遺言書を開いてみたら、驚くべきことが書いてあった。
「●●は葬儀に参列させないで欲しい」
このような遺言書をお父さんが書き残されていたとしたら、相続人の皆さんはどう対応しますか?
「お父さん、何言ってるのだろう?!」
と家族で話し合い、無視してしまうのが普通だと思います。
実は、遺言書に書くことで、法律的な効力を生じる事柄は法律で決まっています。
法律の言葉で、それは「遺言事項」と呼ばれています。
「誰かを葬儀に参列させないで欲しい」
といったことは、遺言事項ではありません。
ですので、遺言書に書かれていても法律的な効力を生じません。
葬儀の参列者の希望、といったものは遺言書ではなくエンディングノートに書く方が良いでしょう。
公正証書ではなく、自分で書き残した遺言書は”家庭裁判所で開封しなさい”と法律で決まっています。(民法第1004条)
遺言書の開封手続きを待っているうちに葬儀は執り行われてしまう可能性もあるのでしょう。

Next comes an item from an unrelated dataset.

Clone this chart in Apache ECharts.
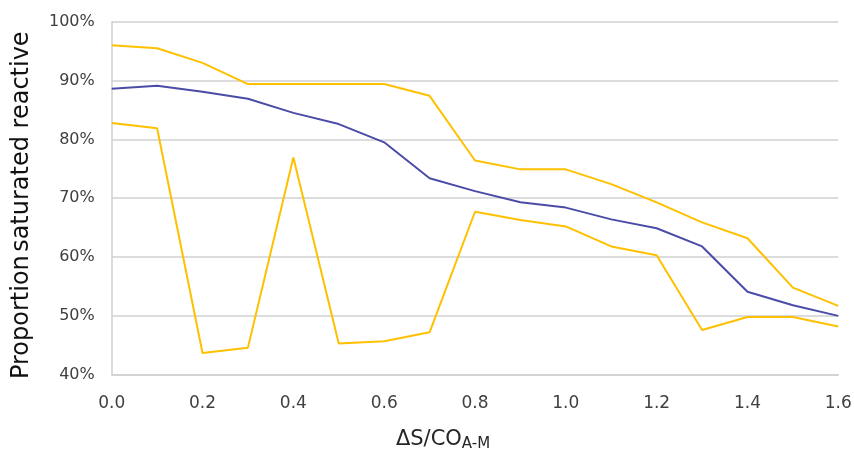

であるならば、遺言書のような制限のないエンディングノートに書くべきなのです。
相続人の方がエンディングノートを発見し、その旨が書かれていれば葬儀のお知らせを発送しないことも十分可能です。
もしも自分自身の葬儀に列席してほしくない人がいるのであれば遺言書ではなくエンディングノートに書いたようがいいですよ。